**Data:**
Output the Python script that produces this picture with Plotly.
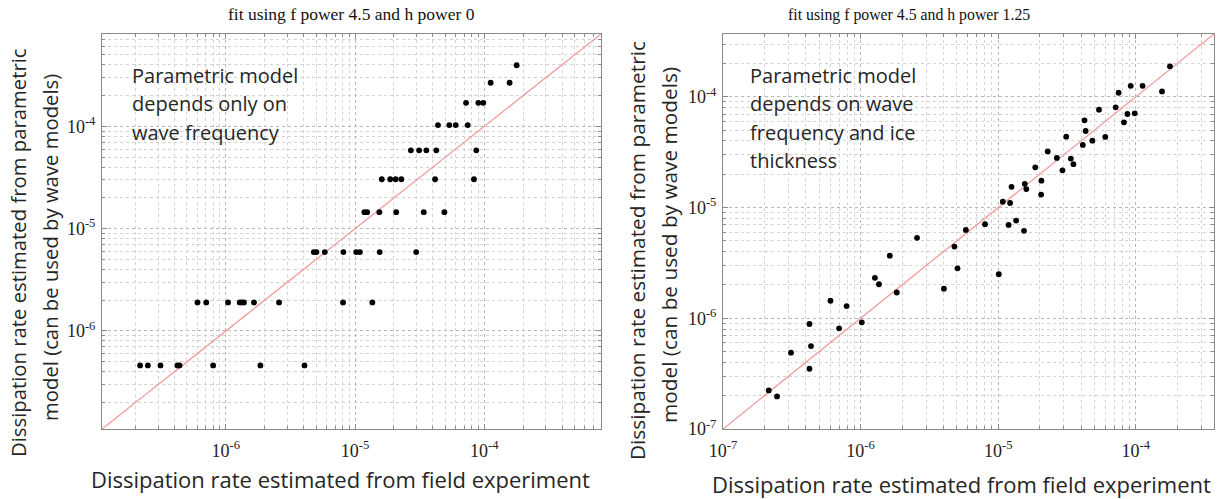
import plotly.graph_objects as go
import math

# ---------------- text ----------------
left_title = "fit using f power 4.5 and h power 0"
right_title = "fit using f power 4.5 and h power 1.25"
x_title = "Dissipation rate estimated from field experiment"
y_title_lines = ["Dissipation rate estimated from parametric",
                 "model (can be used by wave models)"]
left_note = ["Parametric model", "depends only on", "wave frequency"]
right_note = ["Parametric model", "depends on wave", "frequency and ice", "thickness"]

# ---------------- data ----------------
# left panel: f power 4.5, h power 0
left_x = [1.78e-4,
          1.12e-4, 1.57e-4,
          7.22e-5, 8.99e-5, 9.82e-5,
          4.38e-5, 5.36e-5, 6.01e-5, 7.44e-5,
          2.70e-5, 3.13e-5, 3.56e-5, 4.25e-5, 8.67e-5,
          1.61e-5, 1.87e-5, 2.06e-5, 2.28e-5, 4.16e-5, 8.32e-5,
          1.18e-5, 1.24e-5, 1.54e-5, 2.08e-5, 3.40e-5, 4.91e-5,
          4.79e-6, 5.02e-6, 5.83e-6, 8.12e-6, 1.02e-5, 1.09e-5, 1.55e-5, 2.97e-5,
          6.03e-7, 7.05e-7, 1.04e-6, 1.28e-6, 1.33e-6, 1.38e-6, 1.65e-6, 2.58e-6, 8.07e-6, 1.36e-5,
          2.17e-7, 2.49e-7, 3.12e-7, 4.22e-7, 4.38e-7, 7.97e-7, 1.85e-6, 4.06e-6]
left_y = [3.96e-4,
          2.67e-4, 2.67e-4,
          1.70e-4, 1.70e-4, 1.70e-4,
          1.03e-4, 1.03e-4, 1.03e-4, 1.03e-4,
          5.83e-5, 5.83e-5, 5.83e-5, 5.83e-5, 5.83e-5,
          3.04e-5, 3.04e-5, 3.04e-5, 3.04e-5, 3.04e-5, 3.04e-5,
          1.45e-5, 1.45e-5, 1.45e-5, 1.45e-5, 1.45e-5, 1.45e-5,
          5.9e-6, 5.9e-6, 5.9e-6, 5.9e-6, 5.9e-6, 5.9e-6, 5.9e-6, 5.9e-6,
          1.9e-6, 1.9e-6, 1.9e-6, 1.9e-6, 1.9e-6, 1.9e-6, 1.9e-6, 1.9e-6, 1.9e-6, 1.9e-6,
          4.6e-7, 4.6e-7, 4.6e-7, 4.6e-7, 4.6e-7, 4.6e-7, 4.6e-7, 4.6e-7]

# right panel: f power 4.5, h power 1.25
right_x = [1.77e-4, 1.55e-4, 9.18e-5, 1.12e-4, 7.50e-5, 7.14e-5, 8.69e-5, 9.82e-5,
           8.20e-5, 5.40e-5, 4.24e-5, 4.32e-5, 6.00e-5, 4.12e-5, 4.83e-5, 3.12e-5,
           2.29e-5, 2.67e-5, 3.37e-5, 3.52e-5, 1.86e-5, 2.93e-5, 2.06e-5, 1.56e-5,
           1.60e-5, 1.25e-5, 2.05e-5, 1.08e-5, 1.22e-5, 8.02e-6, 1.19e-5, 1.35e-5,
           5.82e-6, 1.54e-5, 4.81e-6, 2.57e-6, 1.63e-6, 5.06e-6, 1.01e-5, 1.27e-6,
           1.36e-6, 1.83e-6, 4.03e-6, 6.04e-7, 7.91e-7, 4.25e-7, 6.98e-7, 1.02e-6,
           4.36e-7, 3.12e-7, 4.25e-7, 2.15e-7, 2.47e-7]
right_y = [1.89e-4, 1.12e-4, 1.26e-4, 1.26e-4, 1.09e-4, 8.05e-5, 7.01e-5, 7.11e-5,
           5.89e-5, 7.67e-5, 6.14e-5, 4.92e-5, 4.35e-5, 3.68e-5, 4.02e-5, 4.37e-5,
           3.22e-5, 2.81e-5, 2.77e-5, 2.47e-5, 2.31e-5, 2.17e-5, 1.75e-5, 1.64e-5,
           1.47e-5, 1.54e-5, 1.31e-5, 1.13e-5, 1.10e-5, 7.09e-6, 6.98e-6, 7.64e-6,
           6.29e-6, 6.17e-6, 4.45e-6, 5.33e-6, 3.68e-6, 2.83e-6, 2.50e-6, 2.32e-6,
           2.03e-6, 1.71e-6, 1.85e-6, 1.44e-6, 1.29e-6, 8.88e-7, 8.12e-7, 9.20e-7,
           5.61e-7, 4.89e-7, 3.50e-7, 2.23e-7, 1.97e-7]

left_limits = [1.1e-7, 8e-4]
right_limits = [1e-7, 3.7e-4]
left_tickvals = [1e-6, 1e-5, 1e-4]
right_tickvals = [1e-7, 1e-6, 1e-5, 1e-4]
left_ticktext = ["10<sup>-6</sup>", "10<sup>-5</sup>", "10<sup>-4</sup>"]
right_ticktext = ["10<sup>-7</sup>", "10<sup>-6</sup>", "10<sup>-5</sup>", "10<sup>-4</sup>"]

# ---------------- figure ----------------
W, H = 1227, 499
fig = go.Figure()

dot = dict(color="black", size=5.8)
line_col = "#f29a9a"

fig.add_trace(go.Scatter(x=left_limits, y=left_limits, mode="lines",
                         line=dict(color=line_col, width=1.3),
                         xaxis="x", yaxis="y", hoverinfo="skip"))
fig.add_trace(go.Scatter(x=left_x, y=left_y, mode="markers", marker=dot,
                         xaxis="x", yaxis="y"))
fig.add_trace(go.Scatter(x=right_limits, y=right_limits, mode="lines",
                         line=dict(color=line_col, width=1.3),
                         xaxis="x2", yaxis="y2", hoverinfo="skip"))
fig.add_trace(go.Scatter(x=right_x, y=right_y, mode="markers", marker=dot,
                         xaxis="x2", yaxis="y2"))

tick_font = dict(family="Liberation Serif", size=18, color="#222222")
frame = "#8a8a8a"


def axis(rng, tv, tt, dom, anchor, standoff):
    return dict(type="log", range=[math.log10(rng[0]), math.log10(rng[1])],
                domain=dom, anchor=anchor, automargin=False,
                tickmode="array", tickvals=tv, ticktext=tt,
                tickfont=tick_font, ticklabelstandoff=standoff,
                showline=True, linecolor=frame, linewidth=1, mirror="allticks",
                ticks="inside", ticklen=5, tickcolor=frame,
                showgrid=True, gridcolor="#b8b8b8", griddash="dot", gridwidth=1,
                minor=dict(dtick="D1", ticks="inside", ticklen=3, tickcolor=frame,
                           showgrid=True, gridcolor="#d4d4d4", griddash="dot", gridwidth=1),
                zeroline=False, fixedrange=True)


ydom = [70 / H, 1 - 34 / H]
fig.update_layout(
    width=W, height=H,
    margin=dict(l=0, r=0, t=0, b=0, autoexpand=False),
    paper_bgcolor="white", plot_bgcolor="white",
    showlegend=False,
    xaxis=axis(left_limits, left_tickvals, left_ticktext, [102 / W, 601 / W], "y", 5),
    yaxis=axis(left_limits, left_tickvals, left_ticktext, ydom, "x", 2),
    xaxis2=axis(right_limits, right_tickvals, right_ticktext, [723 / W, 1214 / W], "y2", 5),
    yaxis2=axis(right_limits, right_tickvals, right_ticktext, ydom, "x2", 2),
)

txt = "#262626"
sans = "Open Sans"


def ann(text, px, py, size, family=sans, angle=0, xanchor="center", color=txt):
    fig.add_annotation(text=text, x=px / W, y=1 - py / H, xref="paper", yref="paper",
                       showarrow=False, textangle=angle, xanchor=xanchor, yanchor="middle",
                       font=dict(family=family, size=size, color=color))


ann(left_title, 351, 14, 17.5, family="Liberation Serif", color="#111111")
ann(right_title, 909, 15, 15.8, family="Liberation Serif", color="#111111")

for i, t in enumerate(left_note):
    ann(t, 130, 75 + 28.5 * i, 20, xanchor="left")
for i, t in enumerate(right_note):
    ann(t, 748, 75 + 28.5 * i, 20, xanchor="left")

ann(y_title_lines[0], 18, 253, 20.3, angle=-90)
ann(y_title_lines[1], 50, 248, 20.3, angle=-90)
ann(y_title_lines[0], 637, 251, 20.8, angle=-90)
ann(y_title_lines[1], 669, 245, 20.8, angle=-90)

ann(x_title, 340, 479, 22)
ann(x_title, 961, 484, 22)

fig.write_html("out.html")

**Exercise brief:** Repeat the listing above up to and including the line with "import math", starting from its first line. Drop any pictures.

**Exercise output:**
Output the Python script that produces this picture with Plotly.
import plotly.graph_objects as go
import math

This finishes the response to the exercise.